Now of course worship involves more than getting our bodies at the right time for the right ritual, but does it involve less? God is transcendent in heaven, but is He not also present with the saints who gather to worship Him? So much Protestant architecture hinges on this assumption that while God is everywhere generally He is nowhere in particularly, and the steeples on Protestant churches which point away from earth seem to underscore this point. I consider this nothing other than architectural Docetism.
One of Johnson’s reasons for urging that churches are not sacred spaces is because worship has nothing to do with the physical dimension in which our body exists, but is a matter of what goes on in the invisible realm of our head and spirit. As he writes:
... the worship of Reformed Protestantism is simple. We merely read, preach, pray, sing and see the Word of God… True faith comes through the word (Rom. 10:17). True worship then must be primarily (though not absolutely) non-material, non-sensual, and non-symbolic…. Everything about our worship is to be simple…Nothing is to draw attention to…the beauty…
Johnson is careful to use the word ‘primarily’ since he does recognize that the sacraments are symbols. But, he is clear to point out that this is all they are. As he says in his discussion of John 4:21-24:
… it is crucial that the symbolic, typological and temporary nature of Old Testament worship be understood. Visual pictures were given to Israel of the spiritual realities that would be fulfilled in Christ…The New Testament sacraments are symbolic presentations of the gospel as well….So what is the difference? It is a difference of emphasis and proportion. The Old Testament was loaded with symbols in anticipation of Christ. These symbols are by nature temporary. The New Testament has only two, baptism and the Lord’s Supper. Thus the New Testament worship is ‘in spirit’ in that it does not have the emphasis on symbols and types as did Old Testament worship…. Symbols by nature are inferior to verbal revelation. This is why the church has no ‘dumb sacraments,’ as J.A. Motyer has put it. The sacraments are always accompanied by an explanatory word. They are not self-interpreting. They depend on the word in ways that the word does not depend on them. The addition of symbols beyond the two instituted by Christ are a distraction from the ordained means of grace.
He then goes on to compare the sacraments to the law, which was a ‘shadow’ and ‘not the very form of things’ (Heb. 10:1). So where does this leave us? If I understand the trajectory of Johnson’s thought, it leaves us somewhere as follows:
1) Jesus said that a day is coming when those who worship Him would do so in Spirit and Truth.
2) By this Jesus meant that there would be a cessation of the symbolic aspects of Old Covenant worship.

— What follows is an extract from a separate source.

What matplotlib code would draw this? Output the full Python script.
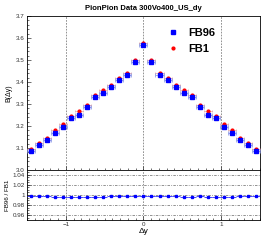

3) Two symbolic elements have, however, been preserved in the New Covenant, and these are the two Protestant sacraments.
4) These symbolic elements have been kept to a minimum of two in order that the primacy of the Word will not be displaced.
5) The value of the sacraments depend on them being accompanied with an explanatory interpretation, and in any other context they are ‘dumb sacraments.’
I’m sorry George, but that seems to pack an awful lot into John 4 which simply isn’t there. But moreover, consider where it leads in practice. Since the efficacy of the sacraments do not work ex opere operato but depend instead on explanatory interpretation, we can assume that all children and mentally handicapped persons should be immediately excommunication. But this is to fall prey to the type of rationalist anthropology that I addressed in my previous letters.
I wish I could say that Terry Johnson’s Reformed Worship is an anomaly, but his views on the sacraments do seem to have some resonance with the theology of the magisterial reformers. In his book Against the Protestant Gnostics, Philip Lee explores some of the ways that reformed theology has been tainted by the Gnostic tendency to undervalue the body and the material world, leading to a low sacramentalism to which even Luther and Calvin were not immune. For example, Luther commented that “the sacrament without the word can be nothing, but indeed the word without the sacrament [can], and if necessary, one can be saved without a sacrament, but not without the Word.” Elsewhere Luther made the point that the materiality of the Eucharist is unimportant because the real action is what happens in your mind: “I am able daily, indeed hourly, to have the mass; for, as often as I wish, I can set the words of Christ before me, and nourish and strengthen my faith by them. This is the true spiritual eating and drinking.”
But it wasn’t just Luther who occasionally colluded with the Zwinglian spiritualization of the Supper and the corollary devaluing of matter. As important as the Eucharist was for Calvin, it remained God’s concession to our materiality. As Calvin himself would write: “Forasmuch as we are so ignorant, so given up to earthly and carnal things and fixed upon them, so that we can neither think, understand nor conceive of anything spiritual, the merciful Lord accommodates himself in this to the crudity of our senses.” Calvin thus made himself vulnerable for later generations to suggest that left the Eucharist dangling as a kind of appendage inadequately attached to his system. At least, that is what Philip Lee argues. To quote again from his Against the Protestant Gnostics:
It is easy to see how Calvin’s suspicion of knowing God through material things would influence his sacramental theology. Although he makes every attempt to keep Word and Sacrament together, to handle them in a parallel way, there is never the slightest doubt in his mind as to which is preeminent. If necessary, the Gospel could stand by itself and indeed would do so were it for our human weakness, which makes us dependent on these more primitive means of grace. ... In maintaining a distinct dualism between spirit and flesh, he would always be on guard against awarding too much dignity to the visible Church as Church, and he would always be suspicious of the externals of religion.
The book you gave me serves as a useful example of this Calvinist suspicion of the externals of religion. Not surprisingly, the author is also tainted with Puritanism, having written that “our worship is to be … liberated from the calendar and nature’s cycles.” But don’t get me started on that.